Dashboard | Description |
---|---|
Envoy Circuit Breaker | Displays specific metrics that monitor upstream connections and overflows in the Envoy data plane. It assists with observing and troubleshooting Knative connections from a Data Plane perspective. |
Global Revision | Offers a high-level overview across all namespaces within a specific cluster. |
Kourier Gateway | Tracks the state of Kourier Gateways for Knative, with panels for traffic metrics. It provides useful insight for debugging connection and networking issues specific to Knative deployments and revisions from an ingress perspective. |
Namespace Revision | Displays statistics per namespace. |
Revision Overview | Shows detailed statistics per Knative configuration. |
Learn more about Knative and Knative Revisions.
Kubernetes Training
Kubernetes dashboards provide detailed information regarding components and processes related to Kubernetes training jobs.
Dashboard | Description |
---|---|
Training Jobs | Provides a summary of Kubernetes training jobs, displaying information about Nodes, Pods, job efficiency, and active GPUs for training jobs. |
Network Backbone
The Network Backbone dashboards provide insight into the state of your network, including traffic metrics, connection counts, and latency.
Dashboard | Description |
---|---|
Internet Transit | Provides a near-real-time view into how much traffic flows through your backbone egress/ingress points, how that traffic is distributed across internal services, and how well the network is performing from an end-user perspective. |
Storage
The Storage dashboards provide performance and operational metrics for the CAIOS, distributed file, VAST, and WEKA storage systems.
Dashboard | Description |
---|---|
CAIOS LOTA | Displays metrics for the CAIOS LOTA storage system, focusing on requests, cache hit rates, and range requests. |
CAIOS Usage | Displays specific metrics for CAIOS to assist with monitoring and troubleshooting CAIOS performance. |
Distributed File Storage | Displays information about distributed file storage usage, including storage volume metrics and persistent volume claims status. |
VAST Actors | Displays metrics related to Vast storage performance, including NFS bandwidth, requests per second, metadata IOPS response time, and Node response times. |
WEKA | Provides information about the WEKA storage system, including cluster-wide info, protection status, cluster capacities, and performance metrics. |
SUNK
The SUNK dashboards provide insight into the state of your Slurm cluster, including job metrics, Node health, and resource consumption.
Dashboard | Description |
---|---|
Slurm Cluster | Provides an overview of the state of SUNK jobs within your clusters, with less focus on the specifics of a given job.

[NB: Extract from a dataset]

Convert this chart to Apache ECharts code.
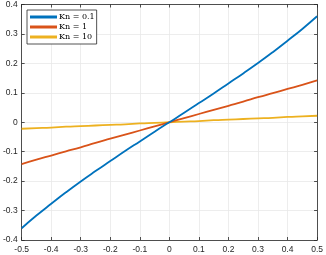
<!DOCTYPE html>
<html><head><meta charset="utf-8">
<script src="https://cdn.jsdelivr.net/npm/echarts@6/dist/echarts.min.js"></script>
<style>html,body{margin:0;padding:0;background:#fff}#c{width:326px;height:255px}</style>
</head><body><div id="c"></div>
<script>
const xs = [-0.5,-0.45,-0.4,-0.35,-0.3,-0.25,-0.2,-0.15,-0.1,-0.05,0,0.05,0.1,0.15,0.2,0.25,0.3,0.35,0.4,0.45,0.5];
const kn01 = [-0.360,-0.317,-0.277,-0.238,-0.201,-0.166,-0.132,-0.098,-0.065,-0.032,0,0.032,0.065,0.098,0.132,0.166,0.201,0.238,0.277,0.317,0.360];
const kn1 = [-0.142,-0.127,-0.113,-0.099,-0.085,-0.070,-0.056,-0.042,-0.028,-0.014,0,0.014,0.028,0.042,0.056,0.070,0.085,0.099,0.113,0.127,0.142];
const kn10 = [-0.022,-0.020,-0.018,-0.015,-0.013,-0.011,-0.009,-0.007,-0.004,-0.002,0,0.002,0.004,0.007,0.009,0.011,0.013,0.015,0.018,0.020,0.022];
const names = ['Kn = 0.1','Kn = 1','Kn = 10'];
const colors = ['#0072BD','#D95319','#EDB120'];
const xTicks = {min:-0.5,max:0.5,interval:0.1};
const yTicks = {min:-0.4,max:0.4,interval:0.1};

const pair = arr => xs.map((x,i)=>[x,arr[i]]);
const axisCol = '#262626';
const fmt = v => { const r = Math.round(v*10)/10; return r === 0 ? '0' : String(r); };
function mkAxis(pos, t, show, type){
  return {type:'value', position:pos, min:t.min, max:t.max, interval:t.interval,
    axisLine:{show:true,onZero:false,lineStyle:{color:axisCol,width:0.8}},
    axisTick:{show:true,inside:true,length:3,lineStyle:{color:axisCol,width:0.8}},
    axisLabel:{show:show,color:axisCol,fontFamily:'Liberation Sans',fontSize:8.5,formatter:fmt,margin:type==='x'?5:4},
    splitLine:{show:show,lineStyle:{color:'#e8e8e8',width:0.8}}};
}
const chart = echarts.init(document.getElementById('c'),null,{renderer:'canvas'});
const series = [kn01,kn1,kn10].map((arr,i)=>({
  name:names[i], type:'line', data:pair(arr), showSymbol:false, symbol:'none', smooth:true,
  lineStyle:{color:colors[i],width:1.8}, itemStyle:{color:colors[i]}, z:3-i+2, animation:false
}));
chart.setOption({
  animation:false,
  grid:{left:20,right:6,top:3,bottom:15,containLabel:false},
  xAxis:[mkAxis('bottom',xTicks,true,'x'), mkAxis('top',xTicks,false,'x')],
  yAxis:[mkAxis('left',yTicks,true,'y'), mkAxis('right',yTicks,false,'y')],
  legend:{show:true, orient:'vertical', left:27, top:10, itemWidth:27, itemHeight:3, itemGap:2,
    icon:'rect', backgroundColor:'#fff', borderColor:axisCol, borderWidth:0.8, padding:[3,2,3,3],
    textStyle:{fontFamily:'DejaVu Serif',fontSize:8,color:'#000',padding:[0,0,0,-3]},
    data:names},
  series:series
});
</script></body></html>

It aggregates metrics by relevant properties, such as job state, resource type, and user, to illustrate trends in jobs. |
Slurm Job Metrics | Displays metrics used for debugging and analyzing the performance of specific jobs within your cluster. It provides detailed information about the Nodes running a given job, including alerts and states. |
To access these dashboards in a self-hosted Grafana instance, install the Helm Chart in the CoreWeave Charts repository.